## Given instruction
State only the count of lines in the listing below that hold "this".

────────────────

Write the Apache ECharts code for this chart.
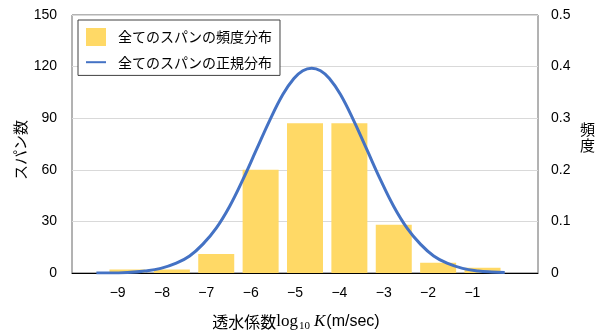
<!DOCTYPE html>
<html>
<head>
<meta charset="utf-8">
<script src="https://cdn.jsdelivr.net/npm/echarts@6/dist/echarts.min.js"></script>
<style>
  html, body { margin: 0; padding: 0; background: #fff; }
  #chart { width: 601px; height: 330px; }
</style>
</head>
<body>
<div id="chart"></div>
<script>
// Histogram classes (log10 K) and number of spans in each class
const classes = [-9, -8, -7, -6, -5, -4, -3, -2, -1];
const spanCounts = [2, 2, 11, 60, 87, 87, 28, 6, 3];

// Fitted normal curve, sampled points (x in class units, y = frequency)
const curveX = [-9.70, -9.40, -9.00, -8.60, -8.25, -7.90, -7.60, -7.30, -7.00, -6.70, -6.40, -6.10, -5.80, -5.50, -5.25, -5.05,
                -4.85, -4.65, -4.45, -4.20, -3.90, -3.60, -3.30, -3.00, -2.70, -2.40, -2.10, -1.80, -1.45, -1.10, -0.80, -0.50];
const curveY = [0.000, 0.000, 0.001, 0.004, 0.009, 0.019, 0.033, 0.056, 0.087, 0.129, 0.181, 0.238, 0.295, 0.346, 0.377, 0.392,
                0.397, 0.392, 0.377, 0.346, 0.295, 0.238, 0.181, 0.129, 0.087, 0.056, 0.033, 0.019, 0.009, 0.004, 0.002, 0.001];

// Axis tick labels
const tickValues = [-9, -8, -7, -6, -5, -4, -3, -2, -1];
const tickLabels = ['\u22129', '\u22128', '\u22127', '\u22126', '\u22125', '\u22124', '\u22123', '\u22122', '\u22121'];

const seriesBarName = '全てのスパンの頻度分布';
const seriesLineName = '全てのスパンの正規分布';

const SANS = '"Liberation Sans", Arial, sans-serif';
const CJK = '"Noto Sans CJK JP", sans-serif';
const SERIF = '"Liberation Serif", "DejaVu Serif", serif';

const chart = echarts.init(document.getElementById('chart'), null, { renderer: 'canvas' });

chart.setOption({
  animation: false,
  backgroundColor: '#fff',
  grid: {
    left: 72, right: 63, top: 15, bottom: 57,
    outerBoundsMode: 'none',
    containLabel: false,
    show: true, borderColor: '#666', borderWidth: 1, backgroundColor: 'transparent'
  },
  legend: {
    orient: 'vertical',
    left: 78, top: 20,
    padding: [8, 8, 6, 7],
    itemGap: 9,
    itemWidth: 20, itemHeight: 18,
    borderColor: '#404040', borderWidth: 1,
    backgroundColor: '#fff',
    textStyle: { fontFamily: CJK, fontSize: 14, color: '#000', padding: [0, 0, 0, 7] },
    data: [
      { name: seriesBarName, icon: 'rect' },
      { name: seriesLineName, itemStyle: { opacity: 0, color: 'rgba(0,0,0,0)', borderWidth: 0 } }
    ]
  },
  xAxis: [
    {
      // scale used by the bars and the curve
      type: 'value', min: -10.25, max: 0.25, show: false
    },
    {
      // visible axis carrying the class labels and the title
      type: 'value', min: -10.03, max: 0.48, position: 'bottom',
      axisLine: { show: true, lineStyle: { color: '#000', width: 1 } },
      axisTick: { show: false },
      splitLine: { show: false },
      axisLabel: {
        customValues: tickValues,
        formatter: v => tickLabels[tickValues.indexOf(Math.round(v))] || '',
        margin: 13, fontFamily: SANS, fontSize: 14, color: '#000'
      },
      name: '{j|透水係数}{m|log}{s|10}{k|K}{u|(m/sec)}',
      nameLocation: 'middle',
      nameGap: 39,
      nameMoveOverlap: false,
      nameTextStyle: {
        padding: [0, 18, 0, 0],
        rich: {
          j: { fontFamily: CJK, fontSize: 16, color: '#000' },
          m: { fontFamily: SERIF, fontSize: 17, color: '#000' },
          s: { fontFamily: SERIF, fontSize: 11, color: '#000', padding: [9, 0, 0, 1] },
          k: { fontFamily: SERIF, fontSize: 17, fontStyle: 'italic', color: '#000', padding: [0, 1, 0, 4] },
          u: { fontFamily: SANS, fontSize: 16, color: '#000' }
        }
      }
    }
  ],
  yAxis: [
    {
      type: 'value', min: 0, max: 150, interval: 30,
      axisLine: { show: false }, axisTick: { show: false },
      splitLine: { show: true, lineStyle: { color: '#d9d9d9', width: 1 } },
      axisLabel: { margin: 15, fontFamily: SANS, fontSize: 14, color: '#000' },
      name: 'スパン数', nameLocation: 'middle', nameRotate: 90, nameGap: 44,
      nameMoveOverlap: false,
      nameTextStyle: { fontFamily: CJK, fontSize: 15, color: '#000', padding: [0, 12, 0, 0] }
    },
    {
      type: 'value', min: 0, max: 0.5, interval: 0.1, position: 'right',
      axisLine: { show: false }, axisTick: { show: false },
      splitLine: { show: false },
      axisLabel: { margin: 13, fontFamily: SANS, fontSize: 14, color: '#000' },
      name: '{t|頻}\n{t|度}', nameLocation: 'middle', nameRotate: 0, nameGap: 42,
      nameMoveOverlap: false,
      nameTextStyle: {
        padding: [0, 0, 13, 0],
        rich: { t: { fontFamily: CJK, fontSize: 15, color: '#000', lineHeight: 16 } }
      }
    }
  ],
  series: [
    {
      name: seriesBarName,
      type: 'bar',
      xAxisIndex: 0, yAxisIndex: 0,
      barWidth: 36,
      itemStyle: { color: '#FFD966' },
      data: classes.map((c, i) => [c, spanCounts[i]])
    },
    {
      name: seriesLineName,
      type: 'line',
      xAxisIndex: 0, yAxisIndex: 1,
      smooth: 0.4,
      symbol: 'none',
      lineStyle: { color: '#4472C4', width: 3 },
      itemStyle: { color: '#4472C4' },
      data: curveX.map((x, i) => [x, curveY[i]])
    }
  ]
});
</script>
</body>
</html>
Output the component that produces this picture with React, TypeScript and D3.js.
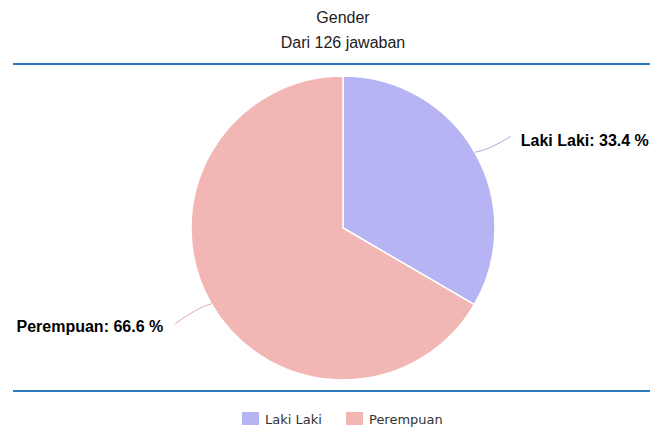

────────────────

## Finished exercise
2